3. Letting Parents Petition to Close Failing Schools

Closing bad schools -- those often termed "dropout factories" -- has been a key element of the District of Columbia's post-2007 reforms, reforms which have already shown their effectiveness. By empowering parents to take the initiative in shutting down failing schools, Cuccinelli would hasten this process.

4. Expanding Virtual Schools

A recent addition to the reform movement, virtual education presents yet another option for families in weak districts. It may be a departure from traditional education, but parents and children are already giving it high marks. Virtual schooling can function just like charter schools by providing competition for local districts -- and it's especially valuable for children who lose out in the charter school lottery game.

5. Establishing a Panel to Improve Curriculum and Testing

Test-taking may not be a student favorite, but it's essential for determining which reforms actually work. So a forum that looks closely at testing and offers suggestions for improvement is a good idea. And, of course, schools can't work without a sound curriculum.
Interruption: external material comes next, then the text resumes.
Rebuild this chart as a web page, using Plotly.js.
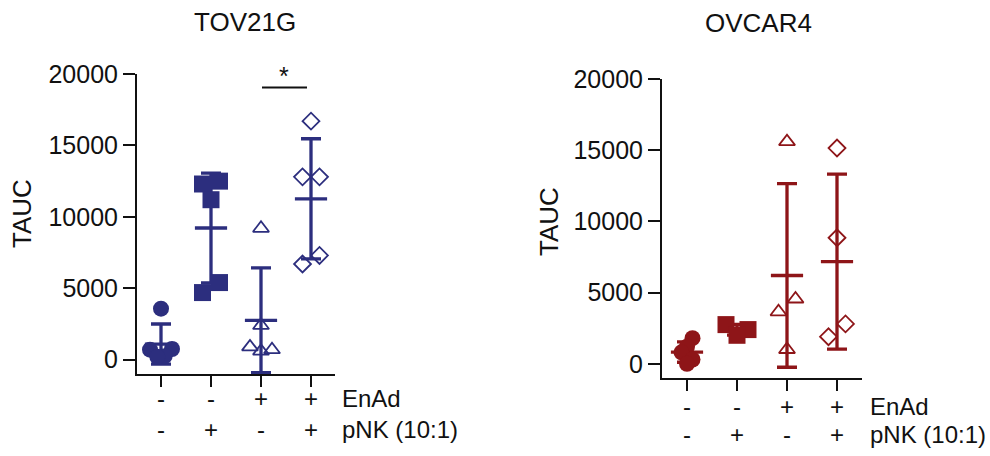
<!DOCTYPE html>
<html>
<head>
<meta charset="utf-8">
<script src="https://cdn.plot.ly/plotly-3.0.1.min.js"></script>
<style>html,body{margin:0;padding:0;background:#fff;}#chart{width:990px;height:456px;}</style>
</head>
<body>
<div id="chart"></div>
<script>
// ---------------- data ----------------
const panelTitles = ['TOV21G', 'OVCAR4'];
const enadLabels = ['-', '-', '+', '+'];
const pnkLabels = ['-', '+', '-', '+'];
const rowNames = ['EnAd', 'pNK (10:1)'];
const yTicks = [0, 5000, 10000, 15000, 20000];

// TOV21G (TAUC per replicate)
const tovCtrl = [3570, 750, 700, 250, 200];
const tovPnk = [12500, 12300, 11200, 5400, 4700];
const tovEnad = [9200, 2400, 900, 700, 600];
const tovEnadPnk = [16700, 12800, 12800, 7300, 6700];

// OVCAR4
const ovCtrl = [1800, 1200, 800, 300, 0];
const ovPnk = [2750, 2400, 2000];
const ovEnad = [15600, 4550, 3650, 1000];
const ovEnadPnk = [15150, 8850, 2800, 1900];

// ---------------- styling / layout ----------------
const W = 990, H = 456;
const FONT = 'Liberation Sans, Arial, Helvetica, sans-serif';
const NAVY = '#2c2e7e';
const RED = '#8e1518';
const AX = '#111111';
const symbols = ['circle', 'square', 'triangle-up-open', 'diamond-open'];
const symSizes = [16, 17, 14, 13];

const panels = [
  {groups: [tovCtrl, tovPnk, tovEnad, tovEnadPnk], color: NAVY, xa: 'x', ya: 'y',
   px: [137, 335], py: [74, 374], xr: [-0.48, 3.48], yr: [-1000, 20000],
   rows: [398, 429], labelX: 340, titleX: 245, titleY: 22, yTitleX: 22, yTitleY: 214},
  {groups: [ovCtrl, ovPnk, ovEnad, ovEnadPnk], color: RED, xa: 'x2', ya: 'y2',
   px: [662, 862], py: [79, 378], xr: [-0.5, 3.5], yr: [-1000, 20000],
   rows: [406, 434], labelX: 868, titleX: 758, titleY: 23, yTitleX: 549, yTitleY: 222}
];

function mean(a) { return a.reduce((s, v) => s + v, 0) / a.length; }
function sd(a) { const m = mean(a); return Math.sqrt(a.reduce((s, v) => s + (v - m) * (v - m), 0) / (a.length - 1)); }

// scatter spreading (Prism-like): rectangular collision, clusters centred and
// compressed to a maximum spread width (tighter for long vertical chains)
function swarm(vals, pxPerY, pxPerX, DX, DY, MAXW) {
  const order = vals.map((v, i) => i).sort((a, b) => vals[a] - vals[b]);
  const placed = [];
  const off = new Array(vals.length).fill(0);
  for (const i of order) {
    const y = vals[i] * pxPerY;
    let o = 0;
    outer: for (let s = 0; s < 400; s += 0.5) {
      const cands = s === 0 ? [0] : [s, -s];
      for (const c of cands) {
        if (placed.every(p => Math.abs(p.y - y) >= DY || Math.abs(p.o - c) >= DX)) { o = c; break outer; }
      }
    }
    placed.push({i, y, o});
    off[i] = o;
  }
  placed.sort((a, b) => a.y - b.y);
  let cl = [placed[0]];
  const flush = () => {
    const os = cl.map(p => p.o);
    const m = (Math.max(...os) + Math.min(...os)) / 2;
    const w = Math.max(...os) - Math.min(...os);
    const span = cl[cl.length - 1].y - cl[0].y;
    const lim = span > 1.5 * DY ? MAXW / 2 : MAXW;
    const k = w > lim ? lim / w : 1;
    cl.forEach(p => off[p.i] = (p.o - m) * k);
  };
  for (let k = 1; k < placed.length; k++) {
    if (placed[k].y - placed[k - 1].y < DY) cl.push(placed[k]);
    else { flush(); cl = [placed[k]]; }
  }
  flush();
  return off.map(o => o / pxPerX);
}

const traces = [];
const pointTraces = [];
const annotations = [];
const layout = {
  width: W, height: H, margin: {l: 0, r: 0, t: 0, b: 0},
  paper_bgcolor: '#fff', plot_bgcolor: 'rgba(0,0,0,0)', showlegend: false,
  font: {family: FONT, color: AX, size: 24},
  annotations: annotations, shapes: []
};

panels.forEach((p, pi) => {
  const pxPerX = (p.px[1] - p.px[0]) / (p.xr[1] - p.xr[0]);
  const pxPerY = (p.py[1] - p.py[0]) / (p.yr[1] - p.yr[0]);
  p.groups.forEach((g, gi) => {
    traces.push({
      type: 'scatter', mode: 'markers', xaxis: p.xa, yaxis: p.ya,
      x: [gi], y: [mean(g)], cliponaxis: false, hoverinfo: 'skip',
      marker: {symbol: 'line-ew', size: 23, color: p.color, line: {color: p.color, width: 3.3}},
      error_y: {type: 'data', array: [sd(g)], visible: true, color: p.color, thickness: 3.3, width: 10}
    });
    const offs = swarm(g, pxPerY, pxPerX, 17, 14, 22);
    const open = symbols[gi].includes('open');
    pointTraces.push({
      type: 'scatter', mode: 'markers', xaxis: p.xa, yaxis: p.ya, cliponaxis: false,
      x: g.map((v, k) => gi + offs[k]), y: g,
      marker: {symbol: symbols[gi], size: symSizes[gi], color: p.color,
               line: {color: p.color, width: open ? 1.8 : 0}}
    });
  });
  const xKey = pi === 0 ? 'xaxis' : 'xaxis2';
  const yKey = pi === 0 ? 'yaxis' : 'yaxis2';
  layout[xKey] = {
    domain: [p.px[0] / W, p.px[1] / W], range: p.xr, anchor: p.ya,
    showline: true, linecolor: AX, linewidth: 2, ticks: 'outside', ticklen: 11,
    tickwidth: 2, tickcolor: AX, tickvals: [0, 1, 2, 3], showticklabels: false,
    showgrid: false, zeroline: false, fixedrange: true
  };
  layout[yKey] = {
    domain: [1 - p.py[1] / H, 1 - p.py[0] / H], range: p.yr, anchor: p.xa,
    showline: true, linecolor: AX, linewidth: 2, ticks: 'outside', ticklen: 12,
    tickwidth: 2, tickcolor: AX, tickvals: yTicks, ticktext: yTicks.map(String),
    tickfont: {family: FONT, size: 25, color: AX},
    showgrid: false, zeroline: false, fixedrange: true
  };
  annotations.push({text: panelTitles[pi], xref: 'paper', yref: 'paper',
    x: p.titleX / W, y: 1 - p.titleY / H, xanchor: 'center', yanchor: 'middle',
    showarrow: false, font: {family: FONT, size: 26, color: AX}});
  annotations.push({text: 'TAUC', xref: 'paper', yref: 'paper', textangle: -90,
    x: p.yTitleX / W, y: 1 - p.yTitleY / H, xanchor: 'center', yanchor: 'middle',
    showarrow: false, font: {family: FONT, size: 26, color: AX}});
  [enadLabels, pnkLabels].forEach((row, ri) => {
    row.forEach((t, ci) => {
      annotations.push({text: t, xref: p.xa, yref: 'paper', x: ci, y: 1 - p.rows[ri] / H,
        xanchor: 'center', yanchor: 'middle', showarrow: false,
        font: {family: FONT, size: 24, color: AX}});
    });
    annotations.push({text: rowNames[ri], xref: 'paper', yref: 'paper',
      x: p.labelX / W, y: 1 - p.rows[ri] / H, xanchor: 'left', yanchor: 'middle',
      showarrow: false, font: {family: FONT, size: 24, color: AX}});
  });
});

// significance bracket (TOV21G, EnAd vs EnAd+pNK)
layout.shapes.push({type: 'line', xref: 'x', yref: 'y', x0: 2.02, x1: 2.92, y0: 19050, y1: 19050,
  line: {color: AX, width: 2}});
annotations.push({text: '*', xref: 'x', yref: 'paper', x: 2.45, y: 1 - 76 / H, xanchor: 'center',
  yanchor: 'middle', showarrow: false, font: {family: FONT, size: 25, color: AX}});

Plotly.newPlot('chart', traces.concat(pointTraces), layout, {staticPlot: true, displayModeBar: false});
</script>
</body>
</html>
Education reform represents a landmark opportunity for Republicans to capture the high ground on an issue fundamental to the interests of middle and working-class Americans. For Republicans to shed the "Party of the Rich" label, they must become the party that makes public school transformation a priority. Fortunately for them, Democrats are hampered by their financial dependence on teachers unions -- a group that all too often stands in the way of reform. Republican governors across the country are already succeeding in this issue. If Ken Cuccinelli can market himself as Virginia's education reform candidate, there's a good chance he'll have an opportunity to follow in their footsteps.